Dataset excerpt:
:::::

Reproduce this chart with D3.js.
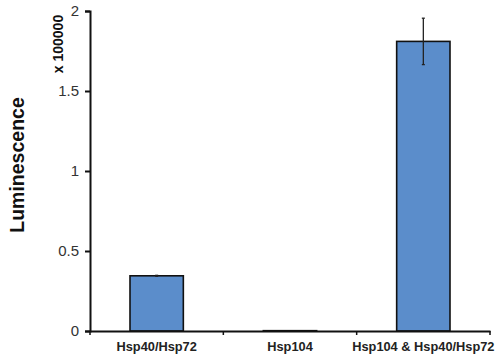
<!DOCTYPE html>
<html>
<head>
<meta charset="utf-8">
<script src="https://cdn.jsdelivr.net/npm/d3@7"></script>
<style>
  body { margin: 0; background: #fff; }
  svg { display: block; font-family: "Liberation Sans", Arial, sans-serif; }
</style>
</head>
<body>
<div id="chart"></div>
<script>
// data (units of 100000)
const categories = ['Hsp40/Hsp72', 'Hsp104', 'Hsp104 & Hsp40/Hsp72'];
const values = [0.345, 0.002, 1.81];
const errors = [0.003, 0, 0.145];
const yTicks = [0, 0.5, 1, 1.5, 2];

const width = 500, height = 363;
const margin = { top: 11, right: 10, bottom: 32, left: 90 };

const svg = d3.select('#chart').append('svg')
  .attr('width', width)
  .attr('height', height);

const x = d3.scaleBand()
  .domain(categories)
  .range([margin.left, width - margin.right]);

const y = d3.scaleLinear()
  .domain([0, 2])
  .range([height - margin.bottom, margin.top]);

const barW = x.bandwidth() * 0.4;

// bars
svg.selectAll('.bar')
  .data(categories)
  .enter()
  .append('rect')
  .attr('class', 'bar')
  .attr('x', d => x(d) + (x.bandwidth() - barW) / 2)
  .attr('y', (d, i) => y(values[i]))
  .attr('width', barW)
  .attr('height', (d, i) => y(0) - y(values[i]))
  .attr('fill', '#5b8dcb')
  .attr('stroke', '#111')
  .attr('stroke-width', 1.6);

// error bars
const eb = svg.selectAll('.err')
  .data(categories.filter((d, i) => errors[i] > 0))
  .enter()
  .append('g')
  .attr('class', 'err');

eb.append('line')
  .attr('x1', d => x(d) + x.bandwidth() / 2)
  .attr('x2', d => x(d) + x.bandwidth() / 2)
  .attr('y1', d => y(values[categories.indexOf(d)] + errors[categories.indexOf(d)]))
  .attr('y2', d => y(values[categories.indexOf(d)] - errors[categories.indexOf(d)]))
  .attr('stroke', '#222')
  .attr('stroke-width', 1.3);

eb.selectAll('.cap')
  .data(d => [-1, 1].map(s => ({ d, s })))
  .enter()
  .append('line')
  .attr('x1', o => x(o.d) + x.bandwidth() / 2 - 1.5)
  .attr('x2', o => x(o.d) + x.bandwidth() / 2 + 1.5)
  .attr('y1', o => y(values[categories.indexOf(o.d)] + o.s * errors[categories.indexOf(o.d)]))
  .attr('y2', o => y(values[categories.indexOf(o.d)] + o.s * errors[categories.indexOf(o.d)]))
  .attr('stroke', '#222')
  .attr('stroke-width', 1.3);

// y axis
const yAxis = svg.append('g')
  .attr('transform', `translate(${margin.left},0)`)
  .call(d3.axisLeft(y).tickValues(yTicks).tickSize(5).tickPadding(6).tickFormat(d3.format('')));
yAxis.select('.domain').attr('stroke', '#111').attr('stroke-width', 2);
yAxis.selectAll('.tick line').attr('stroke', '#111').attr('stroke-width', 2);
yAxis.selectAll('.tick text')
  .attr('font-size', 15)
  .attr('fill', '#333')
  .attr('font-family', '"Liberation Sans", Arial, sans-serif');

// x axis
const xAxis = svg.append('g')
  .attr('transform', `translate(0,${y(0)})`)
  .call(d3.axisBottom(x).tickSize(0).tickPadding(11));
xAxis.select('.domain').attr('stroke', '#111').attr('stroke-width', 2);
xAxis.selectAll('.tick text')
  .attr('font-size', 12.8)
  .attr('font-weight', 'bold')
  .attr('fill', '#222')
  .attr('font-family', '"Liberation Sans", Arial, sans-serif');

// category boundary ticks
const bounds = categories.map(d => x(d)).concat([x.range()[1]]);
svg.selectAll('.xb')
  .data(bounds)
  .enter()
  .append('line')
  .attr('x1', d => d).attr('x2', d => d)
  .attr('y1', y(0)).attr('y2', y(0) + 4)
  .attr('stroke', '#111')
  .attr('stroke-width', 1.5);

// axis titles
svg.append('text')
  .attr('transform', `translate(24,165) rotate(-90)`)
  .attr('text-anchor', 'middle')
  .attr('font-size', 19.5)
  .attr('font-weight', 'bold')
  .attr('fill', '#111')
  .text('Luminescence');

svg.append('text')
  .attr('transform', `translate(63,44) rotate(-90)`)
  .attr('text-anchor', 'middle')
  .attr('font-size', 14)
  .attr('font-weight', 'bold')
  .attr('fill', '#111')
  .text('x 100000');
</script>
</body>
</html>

:::::

What you need to do:
Quote, please, every line of the material above from its start through the line that has "const barW = x.bandwidth() * 0.4;", reproducing the words exactly and dropping any images.

Answer:
Reproduce this chart with D3.js.
<!DOCTYPE html>
<html>
<head>
<meta charset="utf-8">
<script src="https://cdn.jsdelivr.net/npm/d3@7"></script>
<style>
  body { margin: 0; background: #fff; }
  svg { display: block; font-family: "Liberation Sans", Arial, sans-serif; }
</style>
</head>
<body>
<div id="chart"></div>
<script>
// data (units of 100000)
const categories = ['Hsp40/Hsp72', 'Hsp104', 'Hsp104 & Hsp40/Hsp72'];
const values = [0.345, 0.002, 1.81];
const errors = [0.003, 0, 0.145];
const yTicks = [0, 0.5, 1, 1.5, 2];

const width = 500, height = 363;
const margin = { top: 11, right: 10, bottom: 32, left: 90 };

const svg = d3.select('#chart').append('svg')
  .attr('width', width)
  .attr('height', height);

const x = d3.scaleBand()
  .domain(categories)
  .range([margin.left, width - margin.right]);

const y = d3.scaleLinear()
  .domain([0, 2])
  .range([height - margin.bottom, margin.top]);

const barW = x.bandwidth() * 0.4;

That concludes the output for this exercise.